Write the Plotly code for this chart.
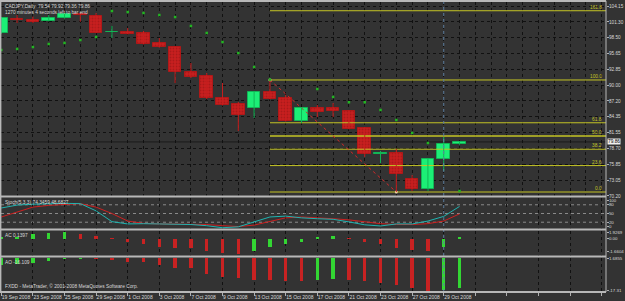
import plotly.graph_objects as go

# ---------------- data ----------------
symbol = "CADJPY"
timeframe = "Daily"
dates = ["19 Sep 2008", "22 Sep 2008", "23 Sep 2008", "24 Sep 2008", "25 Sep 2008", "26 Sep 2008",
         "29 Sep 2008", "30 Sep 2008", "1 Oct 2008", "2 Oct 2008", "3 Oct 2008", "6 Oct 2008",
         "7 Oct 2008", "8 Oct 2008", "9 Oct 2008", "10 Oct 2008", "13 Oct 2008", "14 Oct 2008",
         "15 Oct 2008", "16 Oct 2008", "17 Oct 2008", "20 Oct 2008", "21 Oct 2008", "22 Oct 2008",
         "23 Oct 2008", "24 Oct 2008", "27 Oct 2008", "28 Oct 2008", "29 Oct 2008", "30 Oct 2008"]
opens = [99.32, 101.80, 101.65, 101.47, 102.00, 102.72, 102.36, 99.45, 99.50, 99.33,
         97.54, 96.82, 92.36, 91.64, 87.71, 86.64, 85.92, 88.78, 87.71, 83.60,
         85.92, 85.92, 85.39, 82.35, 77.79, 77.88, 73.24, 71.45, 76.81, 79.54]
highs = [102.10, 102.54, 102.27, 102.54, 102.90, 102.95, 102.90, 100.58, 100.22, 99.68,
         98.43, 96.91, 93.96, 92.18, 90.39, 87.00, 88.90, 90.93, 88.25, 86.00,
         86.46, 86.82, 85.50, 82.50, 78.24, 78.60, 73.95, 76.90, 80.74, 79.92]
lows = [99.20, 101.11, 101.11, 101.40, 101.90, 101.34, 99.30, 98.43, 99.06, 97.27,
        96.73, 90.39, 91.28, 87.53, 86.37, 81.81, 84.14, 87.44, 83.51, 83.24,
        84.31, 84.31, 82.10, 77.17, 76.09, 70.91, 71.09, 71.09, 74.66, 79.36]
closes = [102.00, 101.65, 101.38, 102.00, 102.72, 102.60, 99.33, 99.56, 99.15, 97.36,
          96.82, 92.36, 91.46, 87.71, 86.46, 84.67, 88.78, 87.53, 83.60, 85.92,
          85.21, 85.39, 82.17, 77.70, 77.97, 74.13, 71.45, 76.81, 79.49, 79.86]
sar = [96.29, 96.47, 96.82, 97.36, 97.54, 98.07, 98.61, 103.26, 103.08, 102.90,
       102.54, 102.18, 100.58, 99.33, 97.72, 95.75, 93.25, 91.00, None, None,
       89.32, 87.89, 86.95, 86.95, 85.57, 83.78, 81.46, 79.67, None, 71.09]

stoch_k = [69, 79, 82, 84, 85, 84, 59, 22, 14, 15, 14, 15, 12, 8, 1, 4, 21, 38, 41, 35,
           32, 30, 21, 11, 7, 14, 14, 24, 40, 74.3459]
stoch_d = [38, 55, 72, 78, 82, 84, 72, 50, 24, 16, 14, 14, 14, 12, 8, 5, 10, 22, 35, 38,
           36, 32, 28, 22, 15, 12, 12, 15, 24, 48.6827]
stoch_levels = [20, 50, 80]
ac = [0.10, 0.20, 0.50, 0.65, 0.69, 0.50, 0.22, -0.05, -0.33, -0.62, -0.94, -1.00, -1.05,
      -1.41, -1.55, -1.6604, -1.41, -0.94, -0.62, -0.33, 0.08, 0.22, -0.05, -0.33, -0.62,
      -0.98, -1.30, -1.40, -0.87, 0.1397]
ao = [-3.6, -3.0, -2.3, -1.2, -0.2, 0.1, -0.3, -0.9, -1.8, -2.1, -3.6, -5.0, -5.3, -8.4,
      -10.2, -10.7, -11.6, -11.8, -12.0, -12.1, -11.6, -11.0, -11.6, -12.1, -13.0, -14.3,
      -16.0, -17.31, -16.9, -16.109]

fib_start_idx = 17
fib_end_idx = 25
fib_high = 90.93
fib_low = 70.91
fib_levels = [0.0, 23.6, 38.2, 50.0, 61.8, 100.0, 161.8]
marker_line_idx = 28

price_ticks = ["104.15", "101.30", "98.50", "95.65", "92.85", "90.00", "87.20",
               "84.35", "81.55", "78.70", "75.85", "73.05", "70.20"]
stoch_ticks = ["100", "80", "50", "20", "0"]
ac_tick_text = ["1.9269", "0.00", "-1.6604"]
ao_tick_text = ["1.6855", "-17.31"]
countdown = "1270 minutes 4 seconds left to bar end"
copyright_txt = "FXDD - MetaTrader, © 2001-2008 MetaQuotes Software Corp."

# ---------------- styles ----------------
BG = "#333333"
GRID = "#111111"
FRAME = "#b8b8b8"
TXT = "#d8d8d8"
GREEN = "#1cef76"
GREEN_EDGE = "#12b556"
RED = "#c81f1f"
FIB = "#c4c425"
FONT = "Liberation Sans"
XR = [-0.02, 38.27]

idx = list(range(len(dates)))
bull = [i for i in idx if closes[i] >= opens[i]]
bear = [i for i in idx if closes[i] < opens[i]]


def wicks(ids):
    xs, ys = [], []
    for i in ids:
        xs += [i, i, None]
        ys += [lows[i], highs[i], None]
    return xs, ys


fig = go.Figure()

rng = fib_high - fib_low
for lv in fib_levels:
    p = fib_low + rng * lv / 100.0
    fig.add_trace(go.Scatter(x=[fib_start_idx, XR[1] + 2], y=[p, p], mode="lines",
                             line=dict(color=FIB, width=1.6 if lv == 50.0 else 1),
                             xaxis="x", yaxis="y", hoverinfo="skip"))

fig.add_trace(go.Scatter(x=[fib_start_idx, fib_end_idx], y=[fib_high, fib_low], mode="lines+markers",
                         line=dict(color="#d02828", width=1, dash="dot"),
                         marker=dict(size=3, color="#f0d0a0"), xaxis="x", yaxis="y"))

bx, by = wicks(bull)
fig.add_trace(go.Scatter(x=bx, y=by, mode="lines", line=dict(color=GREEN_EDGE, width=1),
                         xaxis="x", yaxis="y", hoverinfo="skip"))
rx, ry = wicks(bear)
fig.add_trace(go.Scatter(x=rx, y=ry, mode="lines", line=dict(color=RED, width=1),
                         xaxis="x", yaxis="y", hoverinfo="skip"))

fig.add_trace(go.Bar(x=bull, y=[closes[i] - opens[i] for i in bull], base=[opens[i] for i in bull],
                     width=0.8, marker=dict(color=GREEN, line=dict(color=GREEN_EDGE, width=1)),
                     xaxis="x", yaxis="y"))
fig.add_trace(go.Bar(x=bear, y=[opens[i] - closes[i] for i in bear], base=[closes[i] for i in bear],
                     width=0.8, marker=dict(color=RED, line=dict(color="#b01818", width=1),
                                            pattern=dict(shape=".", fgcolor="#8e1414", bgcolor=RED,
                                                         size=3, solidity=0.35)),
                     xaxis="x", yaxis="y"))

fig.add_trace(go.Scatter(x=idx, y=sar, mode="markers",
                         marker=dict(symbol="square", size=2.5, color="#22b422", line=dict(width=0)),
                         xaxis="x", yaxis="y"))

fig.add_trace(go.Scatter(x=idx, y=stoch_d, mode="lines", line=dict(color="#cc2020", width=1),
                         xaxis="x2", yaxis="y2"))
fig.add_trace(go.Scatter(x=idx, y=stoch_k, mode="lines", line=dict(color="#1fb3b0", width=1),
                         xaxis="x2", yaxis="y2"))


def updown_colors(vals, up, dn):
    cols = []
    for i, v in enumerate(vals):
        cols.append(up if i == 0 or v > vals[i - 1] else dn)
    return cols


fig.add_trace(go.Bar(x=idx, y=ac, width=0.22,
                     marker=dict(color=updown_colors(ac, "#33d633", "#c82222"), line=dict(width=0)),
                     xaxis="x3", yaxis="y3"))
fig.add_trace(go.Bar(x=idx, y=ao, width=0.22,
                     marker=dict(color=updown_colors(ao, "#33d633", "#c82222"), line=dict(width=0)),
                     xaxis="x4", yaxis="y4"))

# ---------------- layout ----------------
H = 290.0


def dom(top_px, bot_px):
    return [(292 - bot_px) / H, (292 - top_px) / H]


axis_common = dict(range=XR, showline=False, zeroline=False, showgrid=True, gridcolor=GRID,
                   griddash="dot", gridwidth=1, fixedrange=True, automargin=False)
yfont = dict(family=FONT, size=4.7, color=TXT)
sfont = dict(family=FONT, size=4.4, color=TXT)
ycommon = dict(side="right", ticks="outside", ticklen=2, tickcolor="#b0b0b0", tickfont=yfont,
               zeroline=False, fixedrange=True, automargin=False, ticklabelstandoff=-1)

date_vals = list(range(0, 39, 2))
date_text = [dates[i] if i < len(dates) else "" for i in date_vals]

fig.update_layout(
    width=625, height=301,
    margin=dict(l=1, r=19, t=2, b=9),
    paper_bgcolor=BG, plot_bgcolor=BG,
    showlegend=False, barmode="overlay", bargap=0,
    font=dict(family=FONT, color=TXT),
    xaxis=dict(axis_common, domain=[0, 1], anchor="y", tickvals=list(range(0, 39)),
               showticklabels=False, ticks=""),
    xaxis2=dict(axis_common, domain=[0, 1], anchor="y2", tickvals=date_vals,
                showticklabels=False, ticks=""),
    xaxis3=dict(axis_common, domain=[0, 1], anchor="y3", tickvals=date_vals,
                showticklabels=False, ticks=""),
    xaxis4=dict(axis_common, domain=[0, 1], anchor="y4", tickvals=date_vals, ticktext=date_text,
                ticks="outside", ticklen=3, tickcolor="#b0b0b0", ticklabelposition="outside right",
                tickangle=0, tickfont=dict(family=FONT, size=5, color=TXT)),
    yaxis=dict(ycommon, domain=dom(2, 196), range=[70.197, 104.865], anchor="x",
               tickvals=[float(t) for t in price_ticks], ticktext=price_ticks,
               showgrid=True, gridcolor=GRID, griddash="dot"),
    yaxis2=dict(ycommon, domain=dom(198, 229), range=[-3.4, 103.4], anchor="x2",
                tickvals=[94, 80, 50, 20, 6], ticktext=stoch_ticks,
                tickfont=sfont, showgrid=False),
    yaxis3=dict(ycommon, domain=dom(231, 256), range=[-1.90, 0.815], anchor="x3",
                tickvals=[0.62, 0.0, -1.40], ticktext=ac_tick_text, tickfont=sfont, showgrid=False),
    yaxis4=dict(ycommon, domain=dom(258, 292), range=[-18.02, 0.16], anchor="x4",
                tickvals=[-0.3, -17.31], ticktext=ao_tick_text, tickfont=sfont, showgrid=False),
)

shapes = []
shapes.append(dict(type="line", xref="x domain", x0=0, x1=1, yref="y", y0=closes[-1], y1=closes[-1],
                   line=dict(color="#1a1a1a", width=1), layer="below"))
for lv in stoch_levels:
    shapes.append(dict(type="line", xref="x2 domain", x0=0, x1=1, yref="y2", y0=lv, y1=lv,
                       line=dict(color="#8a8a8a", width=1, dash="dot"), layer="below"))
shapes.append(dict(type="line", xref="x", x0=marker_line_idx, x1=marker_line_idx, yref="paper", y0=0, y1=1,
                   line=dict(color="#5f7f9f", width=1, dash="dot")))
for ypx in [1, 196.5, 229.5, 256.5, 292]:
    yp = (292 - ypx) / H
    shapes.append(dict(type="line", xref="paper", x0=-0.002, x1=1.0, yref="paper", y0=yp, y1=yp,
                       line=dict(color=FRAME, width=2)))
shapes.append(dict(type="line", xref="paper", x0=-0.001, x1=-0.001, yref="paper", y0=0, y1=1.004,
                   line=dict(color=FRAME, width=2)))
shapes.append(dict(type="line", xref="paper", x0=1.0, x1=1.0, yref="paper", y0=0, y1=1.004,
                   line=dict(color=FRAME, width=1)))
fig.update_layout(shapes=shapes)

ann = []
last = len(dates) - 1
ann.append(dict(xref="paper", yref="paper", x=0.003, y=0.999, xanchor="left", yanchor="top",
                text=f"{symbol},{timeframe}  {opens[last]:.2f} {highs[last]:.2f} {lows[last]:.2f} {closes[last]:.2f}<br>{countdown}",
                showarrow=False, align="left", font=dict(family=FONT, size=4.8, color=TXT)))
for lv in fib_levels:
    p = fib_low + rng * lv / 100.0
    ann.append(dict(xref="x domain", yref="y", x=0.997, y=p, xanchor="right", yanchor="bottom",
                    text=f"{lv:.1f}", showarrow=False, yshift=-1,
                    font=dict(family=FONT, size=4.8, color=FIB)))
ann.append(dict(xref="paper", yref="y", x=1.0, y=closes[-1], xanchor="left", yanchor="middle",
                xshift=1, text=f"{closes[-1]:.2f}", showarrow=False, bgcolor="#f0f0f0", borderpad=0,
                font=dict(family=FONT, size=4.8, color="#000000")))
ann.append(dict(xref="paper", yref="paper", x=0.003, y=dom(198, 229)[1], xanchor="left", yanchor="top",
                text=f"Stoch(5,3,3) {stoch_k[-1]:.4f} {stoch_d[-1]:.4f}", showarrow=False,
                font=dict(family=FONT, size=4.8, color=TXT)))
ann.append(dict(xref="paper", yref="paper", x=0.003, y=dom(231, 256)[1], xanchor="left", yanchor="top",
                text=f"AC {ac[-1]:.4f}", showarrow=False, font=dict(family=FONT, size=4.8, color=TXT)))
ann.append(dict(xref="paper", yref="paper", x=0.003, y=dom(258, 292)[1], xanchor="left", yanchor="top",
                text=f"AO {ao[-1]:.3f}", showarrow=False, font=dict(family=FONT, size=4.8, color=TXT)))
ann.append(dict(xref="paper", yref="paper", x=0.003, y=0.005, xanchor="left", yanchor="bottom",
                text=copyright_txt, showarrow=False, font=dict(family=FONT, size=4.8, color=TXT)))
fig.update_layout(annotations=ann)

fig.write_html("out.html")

Prompt: Copy nothing but the lines from the top of the data down to the line containing "import plotly.graph_objects as go", and leave the pictures out.

Completed exercise:
Write the Plotly code for this chart.
import plotly.graph_objects as go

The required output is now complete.